- [RECORDS FOR THE TASK]
○ ○ ○

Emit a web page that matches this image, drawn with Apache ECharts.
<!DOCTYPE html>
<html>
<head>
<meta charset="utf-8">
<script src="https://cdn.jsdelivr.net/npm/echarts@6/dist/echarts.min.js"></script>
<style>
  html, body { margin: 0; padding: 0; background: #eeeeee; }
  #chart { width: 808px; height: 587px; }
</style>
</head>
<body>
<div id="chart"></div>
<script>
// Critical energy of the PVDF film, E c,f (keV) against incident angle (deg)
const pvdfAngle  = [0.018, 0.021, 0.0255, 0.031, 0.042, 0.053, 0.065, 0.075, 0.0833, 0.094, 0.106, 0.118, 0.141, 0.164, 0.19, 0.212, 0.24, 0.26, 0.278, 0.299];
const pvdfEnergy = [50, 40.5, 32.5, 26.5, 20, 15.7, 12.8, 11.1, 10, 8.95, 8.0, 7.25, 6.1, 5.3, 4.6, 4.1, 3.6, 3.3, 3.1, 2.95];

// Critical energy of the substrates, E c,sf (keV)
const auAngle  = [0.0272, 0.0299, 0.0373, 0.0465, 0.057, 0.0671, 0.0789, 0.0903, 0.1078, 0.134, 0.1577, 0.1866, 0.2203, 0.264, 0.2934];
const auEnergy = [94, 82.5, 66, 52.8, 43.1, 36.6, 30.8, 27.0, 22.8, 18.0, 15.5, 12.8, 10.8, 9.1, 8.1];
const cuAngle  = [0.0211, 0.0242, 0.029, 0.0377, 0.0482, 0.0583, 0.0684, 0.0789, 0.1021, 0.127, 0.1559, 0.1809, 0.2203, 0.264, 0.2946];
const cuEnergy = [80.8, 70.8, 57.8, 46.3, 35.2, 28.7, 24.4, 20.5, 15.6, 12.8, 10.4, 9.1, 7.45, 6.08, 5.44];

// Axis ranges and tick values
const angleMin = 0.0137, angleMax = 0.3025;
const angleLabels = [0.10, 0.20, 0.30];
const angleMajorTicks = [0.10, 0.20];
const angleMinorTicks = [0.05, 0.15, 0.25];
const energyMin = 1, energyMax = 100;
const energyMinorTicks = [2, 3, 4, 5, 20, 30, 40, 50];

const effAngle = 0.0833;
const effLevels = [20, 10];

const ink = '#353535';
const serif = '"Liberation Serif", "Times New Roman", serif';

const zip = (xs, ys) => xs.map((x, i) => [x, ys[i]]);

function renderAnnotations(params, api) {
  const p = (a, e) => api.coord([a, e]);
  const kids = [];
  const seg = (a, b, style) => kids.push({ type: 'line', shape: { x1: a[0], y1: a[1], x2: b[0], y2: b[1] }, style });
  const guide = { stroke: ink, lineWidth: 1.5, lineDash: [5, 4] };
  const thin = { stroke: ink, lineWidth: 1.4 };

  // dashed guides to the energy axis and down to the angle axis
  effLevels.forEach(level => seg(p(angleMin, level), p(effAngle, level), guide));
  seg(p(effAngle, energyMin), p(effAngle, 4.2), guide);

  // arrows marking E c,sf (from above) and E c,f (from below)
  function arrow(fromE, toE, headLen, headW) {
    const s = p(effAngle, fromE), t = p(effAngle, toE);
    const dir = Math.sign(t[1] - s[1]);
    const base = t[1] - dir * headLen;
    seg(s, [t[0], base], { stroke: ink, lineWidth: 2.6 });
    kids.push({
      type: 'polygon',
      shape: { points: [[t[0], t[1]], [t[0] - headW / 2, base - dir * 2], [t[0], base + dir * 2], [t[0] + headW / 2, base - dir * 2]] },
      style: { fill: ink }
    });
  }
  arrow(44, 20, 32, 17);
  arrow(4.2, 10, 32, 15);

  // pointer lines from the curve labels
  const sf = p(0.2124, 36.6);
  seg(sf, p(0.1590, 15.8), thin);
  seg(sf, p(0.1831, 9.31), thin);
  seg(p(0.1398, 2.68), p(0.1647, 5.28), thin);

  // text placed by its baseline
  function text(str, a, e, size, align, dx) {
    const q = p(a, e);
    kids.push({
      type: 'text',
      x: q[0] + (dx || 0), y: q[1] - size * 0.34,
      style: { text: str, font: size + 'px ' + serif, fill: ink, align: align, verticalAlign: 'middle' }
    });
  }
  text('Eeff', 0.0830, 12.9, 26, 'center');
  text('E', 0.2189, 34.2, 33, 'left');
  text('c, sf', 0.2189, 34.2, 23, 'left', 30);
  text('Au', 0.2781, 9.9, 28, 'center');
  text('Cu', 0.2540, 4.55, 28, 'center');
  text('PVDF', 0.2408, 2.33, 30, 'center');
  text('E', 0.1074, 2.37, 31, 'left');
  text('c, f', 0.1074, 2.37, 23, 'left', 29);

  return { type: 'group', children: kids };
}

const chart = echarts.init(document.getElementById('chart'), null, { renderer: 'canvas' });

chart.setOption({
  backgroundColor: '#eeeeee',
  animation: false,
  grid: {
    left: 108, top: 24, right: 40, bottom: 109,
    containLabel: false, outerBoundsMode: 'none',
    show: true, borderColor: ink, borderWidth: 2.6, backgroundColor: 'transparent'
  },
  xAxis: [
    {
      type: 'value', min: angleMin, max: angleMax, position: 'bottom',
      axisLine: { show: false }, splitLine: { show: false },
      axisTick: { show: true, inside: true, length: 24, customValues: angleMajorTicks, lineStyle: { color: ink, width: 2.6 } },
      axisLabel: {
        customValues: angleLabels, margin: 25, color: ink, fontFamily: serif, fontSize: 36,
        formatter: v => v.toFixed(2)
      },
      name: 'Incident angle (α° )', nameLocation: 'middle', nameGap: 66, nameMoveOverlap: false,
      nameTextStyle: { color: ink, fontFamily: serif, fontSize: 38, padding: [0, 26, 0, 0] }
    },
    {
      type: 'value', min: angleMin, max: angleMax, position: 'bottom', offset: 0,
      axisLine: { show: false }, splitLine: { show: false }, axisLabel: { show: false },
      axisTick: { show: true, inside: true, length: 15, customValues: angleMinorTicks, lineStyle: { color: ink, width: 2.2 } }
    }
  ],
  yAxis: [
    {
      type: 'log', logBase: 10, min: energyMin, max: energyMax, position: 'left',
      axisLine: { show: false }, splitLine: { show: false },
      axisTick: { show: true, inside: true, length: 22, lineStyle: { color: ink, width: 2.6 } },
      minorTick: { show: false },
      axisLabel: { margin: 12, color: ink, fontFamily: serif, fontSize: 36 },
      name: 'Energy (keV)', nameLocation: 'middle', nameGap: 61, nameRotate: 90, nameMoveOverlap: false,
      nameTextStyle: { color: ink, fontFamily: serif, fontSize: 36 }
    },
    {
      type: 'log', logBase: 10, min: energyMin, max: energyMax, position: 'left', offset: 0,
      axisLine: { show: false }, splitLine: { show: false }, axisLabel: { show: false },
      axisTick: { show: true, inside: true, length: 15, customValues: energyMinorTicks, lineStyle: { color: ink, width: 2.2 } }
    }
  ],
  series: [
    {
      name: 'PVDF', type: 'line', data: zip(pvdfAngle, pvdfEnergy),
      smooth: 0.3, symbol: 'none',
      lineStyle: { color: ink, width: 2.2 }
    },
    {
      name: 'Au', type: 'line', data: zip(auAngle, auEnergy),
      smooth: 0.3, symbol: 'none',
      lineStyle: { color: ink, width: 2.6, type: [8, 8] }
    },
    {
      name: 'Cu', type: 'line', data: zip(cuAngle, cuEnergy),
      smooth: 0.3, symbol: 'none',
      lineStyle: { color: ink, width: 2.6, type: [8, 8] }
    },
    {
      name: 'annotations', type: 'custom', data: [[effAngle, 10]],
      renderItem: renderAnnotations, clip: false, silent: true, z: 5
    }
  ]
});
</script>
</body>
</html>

○ ○ ○

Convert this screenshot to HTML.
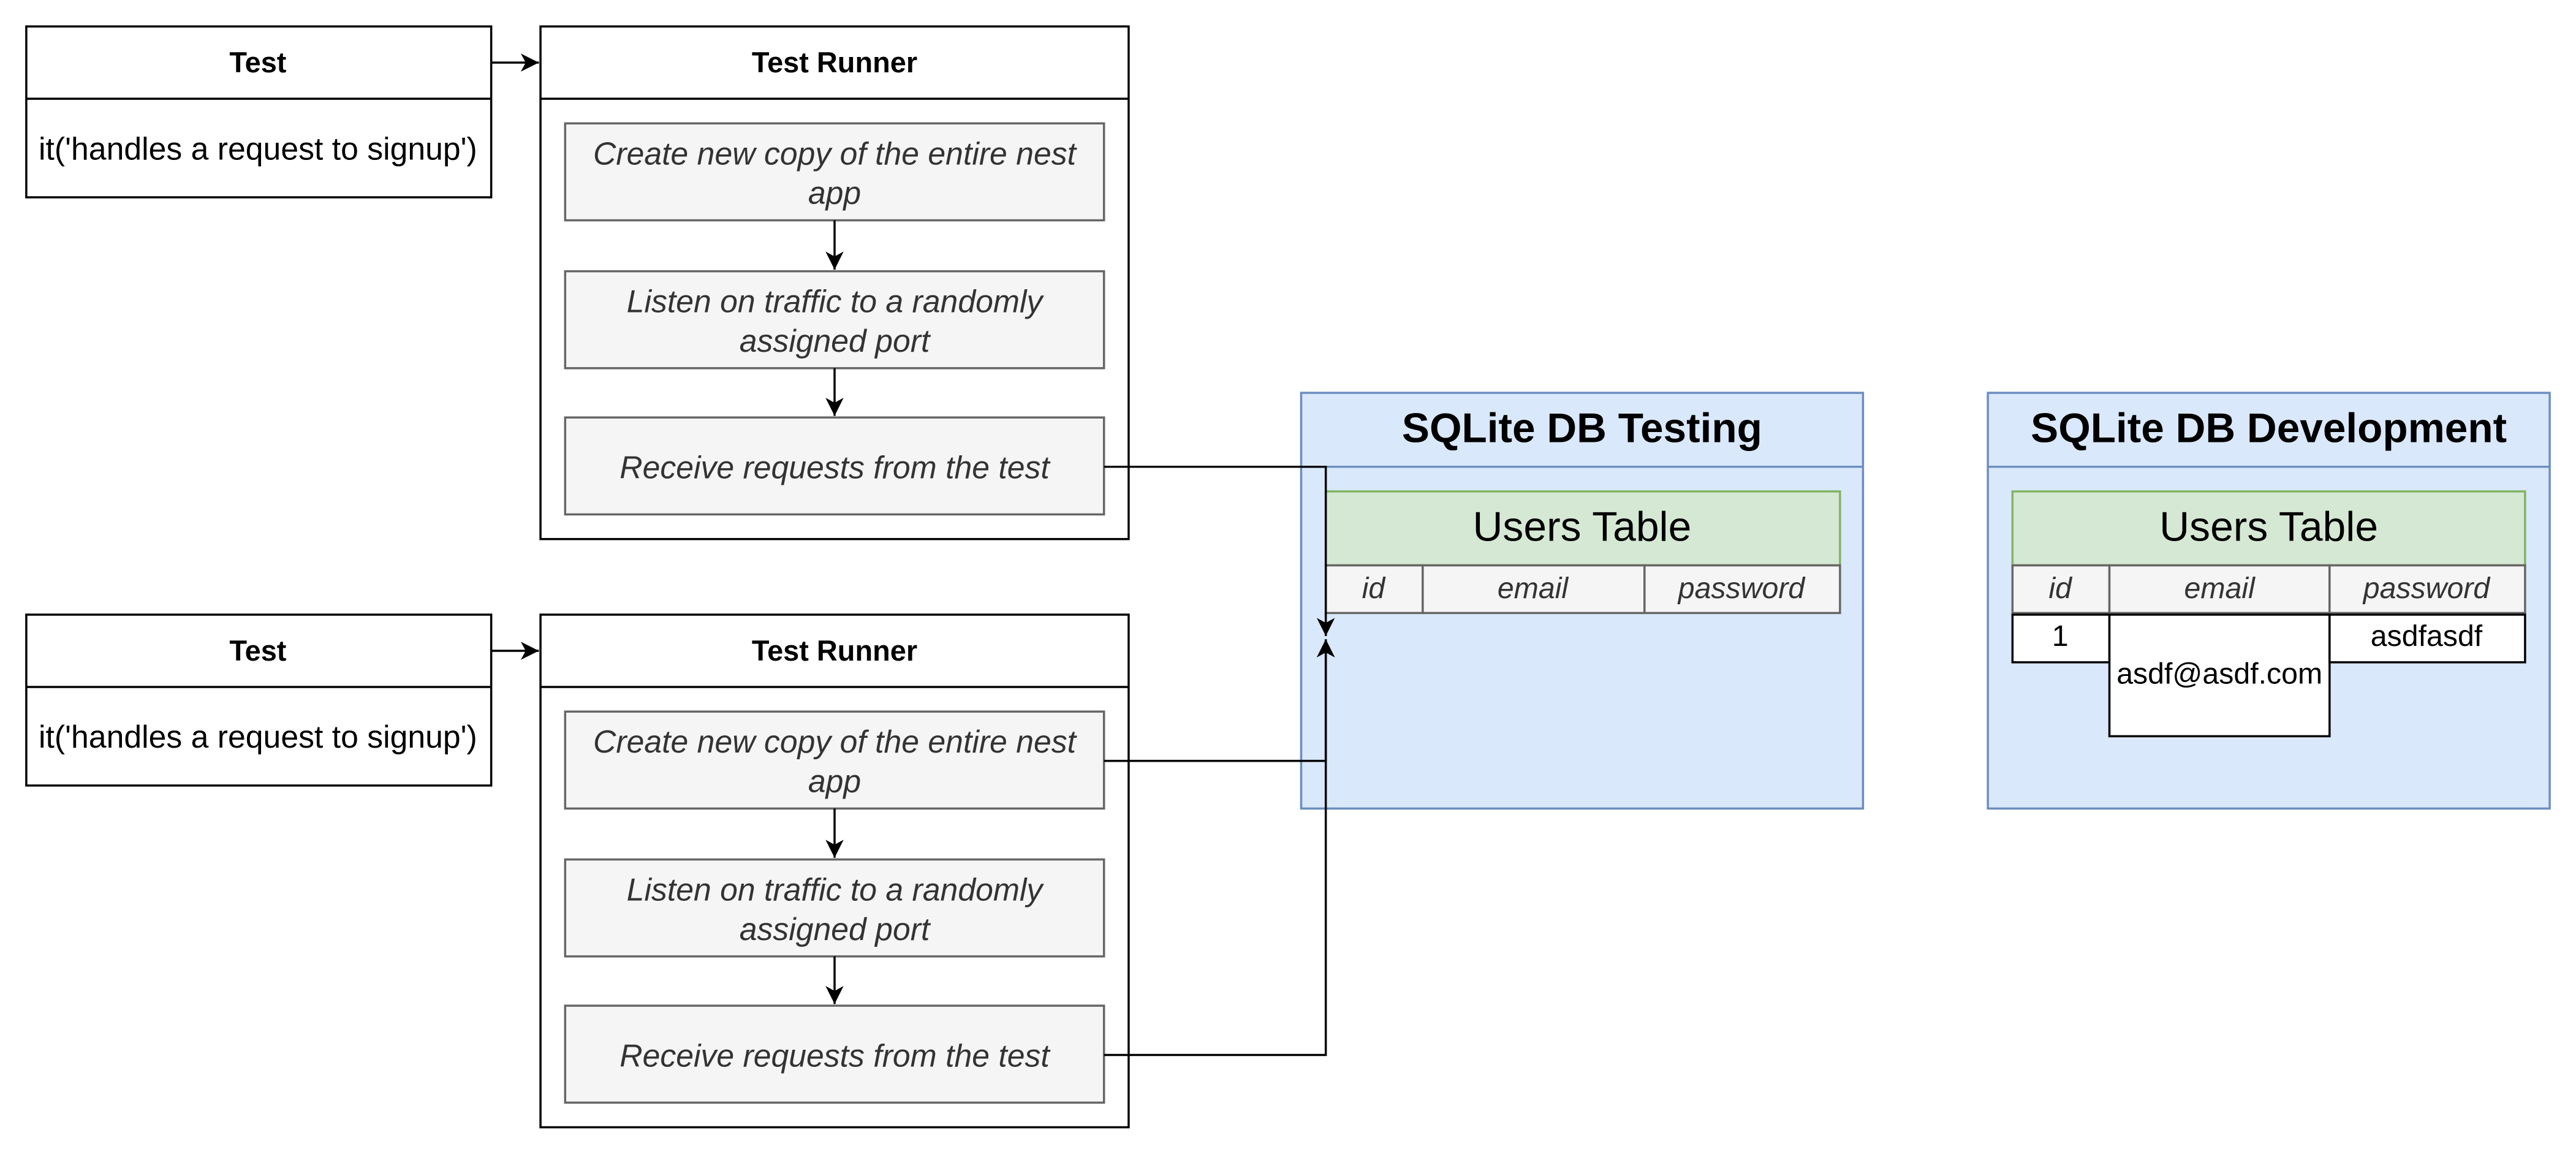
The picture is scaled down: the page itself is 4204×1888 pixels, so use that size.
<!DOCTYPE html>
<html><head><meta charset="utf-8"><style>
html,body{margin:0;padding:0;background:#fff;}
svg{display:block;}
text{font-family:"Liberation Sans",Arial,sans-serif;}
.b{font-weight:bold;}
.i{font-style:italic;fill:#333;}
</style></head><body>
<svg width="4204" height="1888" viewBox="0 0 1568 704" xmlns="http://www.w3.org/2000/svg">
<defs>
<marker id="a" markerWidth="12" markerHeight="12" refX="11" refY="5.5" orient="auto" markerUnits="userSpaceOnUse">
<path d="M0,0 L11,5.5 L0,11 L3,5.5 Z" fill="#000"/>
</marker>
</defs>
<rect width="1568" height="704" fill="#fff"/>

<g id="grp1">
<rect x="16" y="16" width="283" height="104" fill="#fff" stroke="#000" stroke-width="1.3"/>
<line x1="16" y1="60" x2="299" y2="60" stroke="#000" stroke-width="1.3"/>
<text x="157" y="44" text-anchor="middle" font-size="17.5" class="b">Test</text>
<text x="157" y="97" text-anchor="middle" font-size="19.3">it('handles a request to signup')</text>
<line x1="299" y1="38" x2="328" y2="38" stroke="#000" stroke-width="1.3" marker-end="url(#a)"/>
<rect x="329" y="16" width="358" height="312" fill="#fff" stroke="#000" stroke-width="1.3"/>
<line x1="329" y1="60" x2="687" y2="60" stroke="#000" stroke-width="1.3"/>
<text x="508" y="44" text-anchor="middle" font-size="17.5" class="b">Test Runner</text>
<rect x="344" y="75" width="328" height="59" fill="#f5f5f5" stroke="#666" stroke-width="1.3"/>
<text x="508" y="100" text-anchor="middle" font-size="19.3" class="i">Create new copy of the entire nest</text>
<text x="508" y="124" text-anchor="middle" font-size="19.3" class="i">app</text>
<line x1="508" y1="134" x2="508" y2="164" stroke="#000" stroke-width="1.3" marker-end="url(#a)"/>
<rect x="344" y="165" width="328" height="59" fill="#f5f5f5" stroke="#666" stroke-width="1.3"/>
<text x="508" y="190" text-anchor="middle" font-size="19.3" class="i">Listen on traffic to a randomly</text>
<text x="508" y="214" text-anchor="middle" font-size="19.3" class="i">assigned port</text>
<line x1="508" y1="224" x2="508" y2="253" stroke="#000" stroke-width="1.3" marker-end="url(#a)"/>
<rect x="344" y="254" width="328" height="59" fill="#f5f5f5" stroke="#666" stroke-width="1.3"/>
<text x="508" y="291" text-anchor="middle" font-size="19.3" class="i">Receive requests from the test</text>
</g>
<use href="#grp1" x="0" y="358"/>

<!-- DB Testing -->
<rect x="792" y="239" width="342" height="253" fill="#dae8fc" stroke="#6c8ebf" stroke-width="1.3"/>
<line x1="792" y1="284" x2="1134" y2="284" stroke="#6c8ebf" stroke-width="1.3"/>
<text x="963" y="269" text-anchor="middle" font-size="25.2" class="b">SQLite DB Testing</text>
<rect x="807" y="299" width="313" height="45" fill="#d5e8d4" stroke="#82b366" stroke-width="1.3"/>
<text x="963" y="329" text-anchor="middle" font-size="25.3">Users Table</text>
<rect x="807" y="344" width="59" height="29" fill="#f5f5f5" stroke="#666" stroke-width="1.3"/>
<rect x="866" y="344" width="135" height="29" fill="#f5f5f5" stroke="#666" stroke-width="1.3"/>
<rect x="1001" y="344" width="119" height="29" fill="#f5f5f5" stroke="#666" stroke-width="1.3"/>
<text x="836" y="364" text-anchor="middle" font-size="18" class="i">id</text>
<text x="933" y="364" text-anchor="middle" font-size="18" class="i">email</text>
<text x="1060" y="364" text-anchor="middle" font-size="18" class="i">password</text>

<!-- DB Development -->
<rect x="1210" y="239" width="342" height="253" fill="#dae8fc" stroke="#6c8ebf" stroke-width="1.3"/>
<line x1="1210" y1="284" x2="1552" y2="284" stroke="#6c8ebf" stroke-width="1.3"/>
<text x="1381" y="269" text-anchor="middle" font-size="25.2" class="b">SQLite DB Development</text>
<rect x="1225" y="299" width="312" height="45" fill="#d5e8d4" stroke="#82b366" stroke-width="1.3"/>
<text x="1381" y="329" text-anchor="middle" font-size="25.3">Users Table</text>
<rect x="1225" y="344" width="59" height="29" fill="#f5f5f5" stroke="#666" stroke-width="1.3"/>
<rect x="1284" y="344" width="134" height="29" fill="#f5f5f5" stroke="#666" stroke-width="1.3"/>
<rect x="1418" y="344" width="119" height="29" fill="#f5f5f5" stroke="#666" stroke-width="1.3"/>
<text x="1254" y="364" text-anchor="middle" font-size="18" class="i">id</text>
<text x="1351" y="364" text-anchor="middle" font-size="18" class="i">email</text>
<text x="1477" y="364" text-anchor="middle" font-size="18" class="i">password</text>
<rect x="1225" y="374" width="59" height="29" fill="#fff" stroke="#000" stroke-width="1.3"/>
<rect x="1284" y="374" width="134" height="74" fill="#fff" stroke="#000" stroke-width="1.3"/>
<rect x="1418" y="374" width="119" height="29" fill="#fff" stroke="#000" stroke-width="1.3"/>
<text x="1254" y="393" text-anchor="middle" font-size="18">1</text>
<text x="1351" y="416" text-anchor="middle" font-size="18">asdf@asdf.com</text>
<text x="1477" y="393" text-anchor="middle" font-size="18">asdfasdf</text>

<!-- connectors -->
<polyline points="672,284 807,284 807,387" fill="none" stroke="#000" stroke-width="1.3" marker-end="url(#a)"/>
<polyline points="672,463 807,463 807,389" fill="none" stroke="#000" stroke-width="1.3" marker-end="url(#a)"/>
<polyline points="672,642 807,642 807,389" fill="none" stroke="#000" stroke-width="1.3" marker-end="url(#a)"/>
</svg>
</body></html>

○ ○ ○

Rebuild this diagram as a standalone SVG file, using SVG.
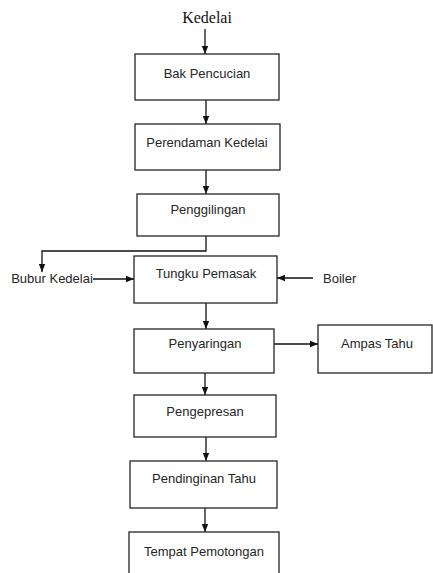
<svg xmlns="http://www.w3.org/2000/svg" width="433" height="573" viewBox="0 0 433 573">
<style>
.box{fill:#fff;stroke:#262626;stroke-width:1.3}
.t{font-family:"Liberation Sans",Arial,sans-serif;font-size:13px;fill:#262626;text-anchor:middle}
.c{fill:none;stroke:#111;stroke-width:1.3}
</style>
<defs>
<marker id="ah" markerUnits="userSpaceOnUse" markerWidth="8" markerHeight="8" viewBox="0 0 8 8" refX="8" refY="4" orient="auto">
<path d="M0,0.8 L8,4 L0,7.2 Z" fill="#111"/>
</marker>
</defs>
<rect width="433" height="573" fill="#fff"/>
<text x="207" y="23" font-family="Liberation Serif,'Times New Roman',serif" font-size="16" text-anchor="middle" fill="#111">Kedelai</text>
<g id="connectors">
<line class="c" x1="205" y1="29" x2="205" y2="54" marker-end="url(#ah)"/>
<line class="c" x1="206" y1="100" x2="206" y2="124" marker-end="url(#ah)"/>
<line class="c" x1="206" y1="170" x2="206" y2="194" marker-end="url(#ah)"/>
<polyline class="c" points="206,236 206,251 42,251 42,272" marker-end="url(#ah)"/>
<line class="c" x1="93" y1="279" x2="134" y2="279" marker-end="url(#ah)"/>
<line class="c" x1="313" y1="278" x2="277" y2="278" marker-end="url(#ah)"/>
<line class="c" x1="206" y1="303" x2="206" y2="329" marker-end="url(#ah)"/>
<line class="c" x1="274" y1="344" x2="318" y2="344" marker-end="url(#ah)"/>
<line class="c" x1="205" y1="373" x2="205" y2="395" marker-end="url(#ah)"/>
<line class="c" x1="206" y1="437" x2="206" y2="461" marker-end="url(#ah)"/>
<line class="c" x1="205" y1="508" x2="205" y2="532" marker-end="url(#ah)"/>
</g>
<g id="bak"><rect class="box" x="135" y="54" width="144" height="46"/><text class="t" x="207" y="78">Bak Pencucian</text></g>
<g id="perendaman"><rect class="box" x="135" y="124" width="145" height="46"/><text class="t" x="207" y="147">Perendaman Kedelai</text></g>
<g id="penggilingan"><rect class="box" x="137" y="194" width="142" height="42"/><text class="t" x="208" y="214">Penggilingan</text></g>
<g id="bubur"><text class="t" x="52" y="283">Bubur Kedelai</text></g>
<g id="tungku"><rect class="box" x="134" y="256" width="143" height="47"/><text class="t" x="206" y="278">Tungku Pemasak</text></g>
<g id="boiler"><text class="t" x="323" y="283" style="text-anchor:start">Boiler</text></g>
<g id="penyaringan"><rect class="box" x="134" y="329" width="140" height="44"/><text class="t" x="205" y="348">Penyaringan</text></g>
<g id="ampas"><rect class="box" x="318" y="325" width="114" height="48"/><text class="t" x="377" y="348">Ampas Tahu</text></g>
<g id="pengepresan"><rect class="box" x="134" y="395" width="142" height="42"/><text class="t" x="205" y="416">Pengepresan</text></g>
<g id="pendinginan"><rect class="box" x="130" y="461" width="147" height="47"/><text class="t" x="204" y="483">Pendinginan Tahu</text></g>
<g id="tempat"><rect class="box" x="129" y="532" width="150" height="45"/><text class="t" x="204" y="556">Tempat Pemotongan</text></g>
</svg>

○ ○ ○

- [AIM OF THE EXERCISE] Using the data above, extract exactly the lines from the one that holds "Emit a web page" to the one that holds "const energyMinorTicks = [2, 3, 4, 5, 20, 30, 40, 50];", both ends included, and no others.

- [RESULT]
Emit a web page that matches this image, drawn with Apache ECharts.
<!DOCTYPE html>
<html>
<head>
<meta charset="utf-8">
<script src="https://cdn.jsdelivr.net/npm/echarts@6/dist/echarts.min.js"></script>
<style>
  html, body { margin: 0; padding: 0; background: #eeeeee; }
  #chart { width: 808px; height: 587px; }
</style>
</head>
<body>
<div id="chart"></div>
<script>
// Critical energy of the PVDF film, E c,f (keV) against incident angle (deg)
const pvdfAngle  = [0.018, 0.021, 0.0255, 0.031, 0.042, 0.053, 0.065, 0.075, 0.0833, 0.094, 0.106, 0.118, 0.141, 0.164, 0.19, 0.212, 0.24, 0.26, 0.278, 0.299];
const pvdfEnergy = [50, 40.5, 32.5, 26.5, 20, 15.7, 12.8, 11.1, 10, 8.95, 8.0, 7.25, 6.1, 5.3, 4.6, 4.1, 3.6, 3.3, 3.1, 2.95];

// Critical energy of the substrates, E c,sf (keV)
const auAngle  = [0.0272, 0.0299, 0.0373, 0.0465, 0.057, 0.0671, 0.0789, 0.0903, 0.1078, 0.134, 0.1577, 0.1866, 0.2203, 0.264, 0.2934];
const auEnergy = [94, 82.5, 66, 52.8, 43.1, 36.6, 30.8, 27.0, 22.8, 18.0, 15.5, 12.8, 10.8, 9.1, 8.1];
const cuAngle  = [0.0211, 0.0242, 0.029, 0.0377, 0.0482, 0.0583, 0.0684, 0.0789, 0.1021, 0.127, 0.1559, 0.1809, 0.2203, 0.264, 0.2946];
const cuEnergy = [80.8, 70.8, 57.8, 46.3, 35.2, 28.7, 24.4, 20.5, 15.6, 12.8, 10.4, 9.1, 7.45, 6.08, 5.44];

// Axis ranges and tick values
const angleMin = 0.0137, angleMax = 0.3025;
const angleLabels = [0.10, 0.20, 0.30];
const angleMajorTicks = [0.10, 0.20];
const angleMinorTicks = [0.05, 0.15, 0.25];
const energyMin = 1, energyMax = 100;
const energyMinorTicks = [2, 3, 4, 5, 20, 30, 40, 50];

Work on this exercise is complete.